The challenges of video object detection

Object detection and automated visual inspection requires the training of machine learning models, such as recurrent neural networks (RNNs) and convolutional neural networks (CNNs), on images where objects have been manually annotated and associated with a high-level concept (such as 'face', 'horse' or 'building').

Manual labeling in a MATLAB workflow

After training on the data, a machine learning system can infer the existence of similar objects in new data, within certain parameters of tolerance, assuming that the data was not over-fitted through supervised or unsupervised learning, poor data selection, inappropriate learning rate schedules, or other factors that can make an algorithm ineffective on 'unseen' input (i.e. data that is similar to but not identical to the data that the model was trained on).

Tackling occlusion, reacquisition and motion blur

One approach to video object detection is to split a video into its constituent frames and apply an image recognition algorithm to each frame.

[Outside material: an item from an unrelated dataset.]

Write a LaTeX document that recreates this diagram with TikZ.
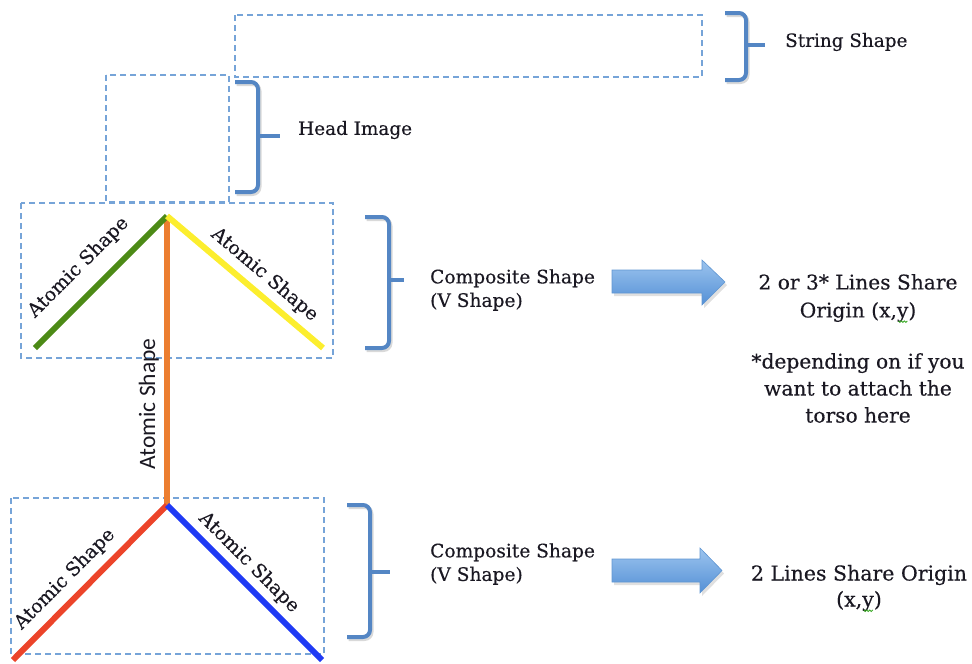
\documentclass[tikz,border=0pt]{standalone}
\usepackage{fontspec}
\setmainfont{DejaVu Serif}[FakeBold=0.35]
\newfontfamily\limbsans{Carlito}
\usetikzlibrary{calc}

\definecolor{framecol}{RGB}{118,164,216}
\definecolor{bracecol}{RGB}{84,134,196}
\definecolor{inkcol}{RGB}{26,24,34}
\definecolor{limbgreen}{RGB}{76,138,22}
\definecolor{limbyellow}{RGB}{252,238,46}
\definecolor{limborange}{RGB}{236,126,48}
\definecolor{limbred}{RGB}{236,68,42}
\definecolor{limbblue}{RGB}{32,58,244}
\definecolor{arrowtop}{RGB}{156,196,238}
\definecolor{arrowbot}{RGB}{84,144,214}
\definecolor{arrowedge}{RGB}{96,150,210}
\definecolor{spellgreen}{RGB}{60,170,40}

% curly-style bracket: stub at x0, spine at x1, tip at xt
\newcommand\drawbrace[6]{%
  \draw[braceshadow] ($(#1,#4)+(1.5,2)$) -- ($(#2,#4)+(1.5,2)$) -- ($(#2,#6)+(1.5,2)$) -- ($(#1,#6)+(1.5,2)$);
  \draw[bracestroke] (#1,#4) -- (#2,#4) -- (#2,#6) -- (#1,#6);
  \draw[bracestroke] (#2,#5) -- (#3,#5);
}

% wavy spell-check underline under the preceding letter
\newcommand\spellmark{\tikz[overlay, x=1pt, y=1pt, baseline=0pt]
  \draw[spellgreen, line width=0.9pt] (-10,-3.5) -- (-8.5,-5) -- (-7,-3.5) -- (-5.5,-5) -- (-4,-3.5) -- (-2.5,-5) -- (-1,-3.5);}

\begin{document}
\begin{tikzpicture}[x=1pt,y=-1pt,
  frame/.style={draw=framecol, line width=1.4pt, dash pattern=on 6pt off 4pt},
  limb/.style={line width=6pt},
  bracestroke/.style={draw=bracecol, line width=4pt, rounded corners=7pt},
  braceshadow/.style={draw=black, opacity=0.15, line width=4pt, rounded corners=7pt},
  caption/.style={text=inkcol, inner sep=0pt},
  note/.style={font=\fontsize{20.2}{28}\selectfont, text=inkcol, inner sep=0pt, align=center},
  atomic/.style={font=\fontsize{19}{20}\selectfont, text=inkcol, inner sep=0pt, sloped},
  blockarrow/.style={top color=arrowtop, bottom color=arrowbot, draw=arrowedge, line width=0.6pt},
  arrowshadow/.style={fill=black, opacity=0.12}
]
\useasboundingbox (0,0) rectangle (972,664);

% ---- dashed regions ----
\draw[frame] (235,15) rectangle (702,77);
\draw[frame] (106,75) rectangle (229,202);
\draw[frame] (21,203) rectangle (333,358);
\draw[frame] (11,498) rectangle (324,654);

% ---- joints of the figure ----
\coordinate (neck) at (167,216);
\coordinate (hip) at (167,505);
\coordinate (lhand) at (35,348);
\coordinate (rhand) at (323,348);
\coordinate (lfoot) at (13,660);
\coordinate (rfoot) at (322,660);

% ---- limbs ----
\draw[limb, limborange] (neck) -- (hip)
  node[pos=0.65, left=5pt, anchor=south, rotate=90, inner sep=0pt,
       font=\limbsans\fontsize{23.5}{25}\selectfont, text=inkcol] (torsolabel) {Atomic Shape};
\draw[limb, limbgreen] (lhand) -- (neck)
  node[atomic, pos=0.47, above=14pt] (armlabelL) {Atomic Shape};
\draw[limb, limbyellow] (neck) -- (rhand)
  node[atomic, pos=0.55, above=6pt] (armlabelR) {Atomic Shape};
\draw[limb, limbred] (lfoot) -- (hip)
  node[atomic, pos=0.43, above=8pt] (leglabelL) {Atomic Shape};
\draw[limb, limbblue] (hip) -- (rfoot)
  node[atomic, pos=0.45, above=5pt] (leglabelR) {Atomic Shape};

% ---- brackets ----
\drawbrace{725}{746}{765}{13}{45}{80}
\drawbrace{235}{258}{280}{82}{136}{192}
\drawbrace{365}{389}{404}{217}{280}{348}
\drawbrace{347}{370}{390}{505}{572}{637}

% ---- captions ----
\node[caption, anchor=west, font=\fontsize{18.4}{22}\selectfont] (stringcap) at (785,42) {String Shape};
\node[caption, anchor=west, font=\fontsize{18.4}{22}\selectfont] (headcap) at (298,130) {Head Image};
\node[caption, anchor=west, align=left, font=\fontsize{18.6}{23.5}\selectfont] (armscap) at (430,290) {Composite Shape\\(V Shape)};
\node[caption, anchor=west, align=left, font=\fontsize{18.6}{23.5}\selectfont] (legscap) at (430,564) {Composite Shape\\(V Shape)};

% ---- block arrows ----
\coordinate (a1) at (612,270);
\fill[arrowshadow] ($(a1)+(2,3)$) -- ++(90,0) -- ++(0,-10) -- ++(23,22) -- ++(-23,23) -- ++(0,-12) -- ++(-90,0) -- cycle;
\path[blockarrow] (a1) -- ++(90,0) -- ++(0,-10) -- ++(23,22) -- ++(-23,23) -- ++(0,-12) -- ++(-90,0) -- cycle;
\coordinate (a2) at (612,559);
\fill[arrowshadow] ($(a2)+(2,3)$) -- ++(88,0) -- ++(0,-11) -- ++(22,22.5) -- ++(-22,22.5) -- ++(0,-11) -- ++(-88,0) -- cycle;
\path[blockarrow] (a2) -- ++(88,0) -- ++(0,-11) -- ++(22,22.5) -- ++(-22,22.5) -- ++(0,-11) -- ++(-88,0) -- cycle;

% ---- results ----
\node[note] (armsres) at (858,298) {2 or 3* Lines Share\\Origin (x,y\spellmark)};
\node[note, font=\fontsize{20.2}{27}\selectfont] (footnote) at (858,388) {*depending on if you\\want to attach the\\torso here};
\node[note, font=\fontsize{20.5}{26}\selectfont] (legsres) at (859,588) {2 Lines Share Origin\\(x,y\spellmark)};

\end{tikzpicture}
\end{document}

However, this jettisons all the potential benefits of inferring temporal information from the video.

Consider, for example, the challenge of occlusion and reacquisition: if a video object recognition framework identifies a man who is then briefly obscured by a passing pedestrian, the system will need a temporal perspective in order to understand that it has 'lost' the subject, and prioritize reacquisition.

A subject can be lost not only because of occlusion, but due to motion blur, in cases where either camera movement or subject movement (or both) causes enough disruption to the frame that features become streaked or out of focus, and beyond the ability of the recognition framework to identify.


Motion blur destroys the visual integrity of an object

If the system is just parsing frames, no such understanding is possible, because each frame is treated as a complete (and closed) episode.

Besides this consideration, it costs a video object detection framework less in computational terms to identify and track a subject than it does to repeatedly register the same object on a per-frame basis, since from frame #2 onwards, the system knows roughly what it is looking for.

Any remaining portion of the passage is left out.